-- start Collected data --

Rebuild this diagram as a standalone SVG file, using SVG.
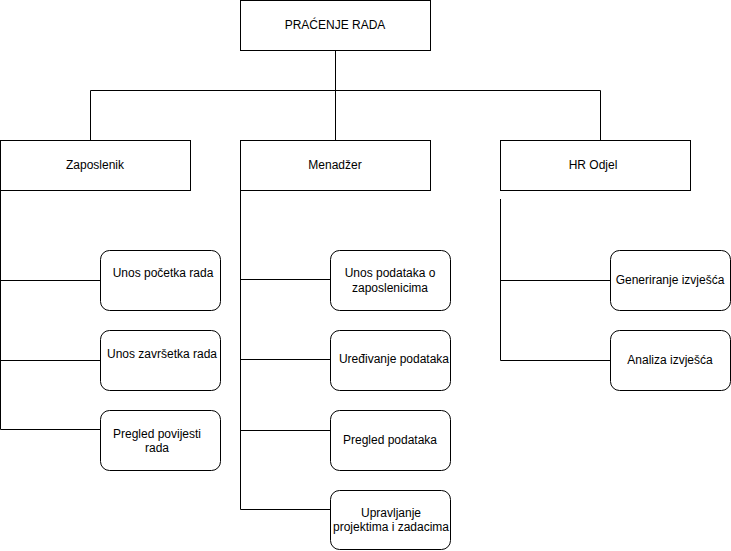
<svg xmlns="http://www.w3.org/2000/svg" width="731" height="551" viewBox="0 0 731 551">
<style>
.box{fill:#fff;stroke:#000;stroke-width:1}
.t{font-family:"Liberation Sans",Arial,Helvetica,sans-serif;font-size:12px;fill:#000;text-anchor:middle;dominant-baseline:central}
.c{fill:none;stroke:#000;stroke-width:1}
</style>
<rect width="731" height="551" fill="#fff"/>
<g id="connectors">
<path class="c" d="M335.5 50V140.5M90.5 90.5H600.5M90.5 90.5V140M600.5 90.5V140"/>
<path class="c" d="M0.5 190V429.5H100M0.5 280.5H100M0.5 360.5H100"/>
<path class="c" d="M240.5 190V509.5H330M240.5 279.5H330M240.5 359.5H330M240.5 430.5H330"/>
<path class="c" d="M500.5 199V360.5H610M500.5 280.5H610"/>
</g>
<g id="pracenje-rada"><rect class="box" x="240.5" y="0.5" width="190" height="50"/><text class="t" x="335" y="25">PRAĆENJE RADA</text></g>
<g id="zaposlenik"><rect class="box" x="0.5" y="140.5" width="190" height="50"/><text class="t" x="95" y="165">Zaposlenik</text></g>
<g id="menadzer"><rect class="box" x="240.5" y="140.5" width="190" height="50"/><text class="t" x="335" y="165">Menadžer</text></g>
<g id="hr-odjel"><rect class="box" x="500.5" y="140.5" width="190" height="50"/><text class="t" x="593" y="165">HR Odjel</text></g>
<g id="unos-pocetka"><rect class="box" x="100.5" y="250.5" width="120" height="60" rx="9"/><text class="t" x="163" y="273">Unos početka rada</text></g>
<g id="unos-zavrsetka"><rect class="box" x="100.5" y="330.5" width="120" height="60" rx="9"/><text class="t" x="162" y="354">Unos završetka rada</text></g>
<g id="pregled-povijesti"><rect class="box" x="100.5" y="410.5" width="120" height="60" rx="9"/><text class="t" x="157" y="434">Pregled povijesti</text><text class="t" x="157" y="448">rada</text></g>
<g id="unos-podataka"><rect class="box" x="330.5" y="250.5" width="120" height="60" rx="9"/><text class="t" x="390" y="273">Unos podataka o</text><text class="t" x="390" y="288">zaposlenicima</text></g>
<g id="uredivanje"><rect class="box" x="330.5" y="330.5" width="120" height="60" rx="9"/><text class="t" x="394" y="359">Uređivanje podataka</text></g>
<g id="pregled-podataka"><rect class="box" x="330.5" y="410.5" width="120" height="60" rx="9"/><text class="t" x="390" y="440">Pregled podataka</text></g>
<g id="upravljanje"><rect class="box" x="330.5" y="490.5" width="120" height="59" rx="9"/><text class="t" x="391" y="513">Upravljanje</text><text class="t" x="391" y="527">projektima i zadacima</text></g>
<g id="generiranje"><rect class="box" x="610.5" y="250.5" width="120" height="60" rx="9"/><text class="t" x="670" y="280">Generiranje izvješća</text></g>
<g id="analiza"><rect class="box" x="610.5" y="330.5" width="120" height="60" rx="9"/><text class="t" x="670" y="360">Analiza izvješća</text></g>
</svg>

-- end Collected data --

Work to be completed:
Every line above should be returned exactly; the pictures stay out.

Exercise output:
Rebuild this diagram as a standalone SVG file, using SVG.
<svg xmlns="http://www.w3.org/2000/svg" width="731" height="551" viewBox="0 0 731 551">
<style>
.box{fill:#fff;stroke:#000;stroke-width:1}
.t{font-family:"Liberation Sans",Arial,Helvetica,sans-serif;font-size:12px;fill:#000;text-anchor:middle;dominant-baseline:central}
.c{fill:none;stroke:#000;stroke-width:1}
</style>
<rect width="731" height="551" fill="#fff"/>
<g id="connectors">
<path class="c" d="M335.5 50V140.5M90.5 90.5H600.5M90.5 90.5V140M600.5 90.5V140"/>
<path class="c" d="M0.5 190V429.5H100M0.5 280.5H100M0.5 360.5H100"/>
<path class="c" d="M240.5 190V509.5H330M240.5 279.5H330M240.5 359.5H330M240.5 430.5H330"/>
<path class="c" d="M500.5 199V360.5H610M500.5 280.5H610"/>
</g>
<g id="pracenje-rada"><rect class="box" x="240.5" y="0.5" width="190" height="50"/><text class="t" x="335" y="25">PRAĆENJE RADA</text></g>
<g id="zaposlenik"><rect class="box" x="0.5" y="140.5" width="190" height="50"/><text class="t" x="95" y="165">Zaposlenik</text></g>
<g id="menadzer"><rect class="box" x="240.5" y="140.5" width="190" height="50"/><text class="t" x="335" y="165">Menadžer</text></g>
<g id="hr-odjel"><rect class="box" x="500.5" y="140.5" width="190" height="50"/><text class="t" x="593" y="165">HR Odjel</text></g>
<g id="unos-pocetka"><rect class="box" x="100.5" y="250.5" width="120" height="60" rx="9"/><text class="t" x="163" y="273">Unos početka rada</text></g>
<g id="unos-zavrsetka"><rect class="box" x="100.5" y="330.5" width="120" height="60" rx="9"/><text class="t" x="162" y="354">Unos završetka rada</text></g>
<g id="pregled-povijesti"><rect class="box" x="100.5" y="410.5" width="120" height="60" rx="9"/><text class="t" x="157" y="434">Pregled povijesti</text><text class="t" x="157" y="448">rada</text></g>
<g id="unos-podataka"><rect class="box" x="330.5" y="250.5" width="120" height="60" rx="9"/><text class="t" x="390" y="273">Unos podataka o</text><text class="t" x="390" y="288">zaposlenicima</text></g>
<g id="uredivanje"><rect class="box" x="330.5" y="330.5" width="120" height="60" rx="9"/><text class="t" x="394" y="359">Uređivanje podataka</text></g>
<g id="pregled-podataka"><rect class="box" x="330.5" y="410.5" width="120" height="60" rx="9"/><text class="t" x="390" y="440">Pregled podataka</text></g>
<g id="upravljanje"><rect class="box" x="330.5" y="490.5" width="120" height="59" rx="9"/><text class="t" x="391" y="513">Upravljanje</text><text class="t" x="391" y="527">projektima i zadacima</text></g>
<g id="generiranje"><rect class="box" x="610.5" y="250.5" width="120" height="60" rx="9"/><text class="t" x="670" y="280">Generiranje izvješća</text></g>
<g id="analiza"><rect class="box" x="610.5" y="330.5" width="120" height="60" rx="9"/><text class="t" x="670" y="360">Analiza izvješća</text></g>
</svg>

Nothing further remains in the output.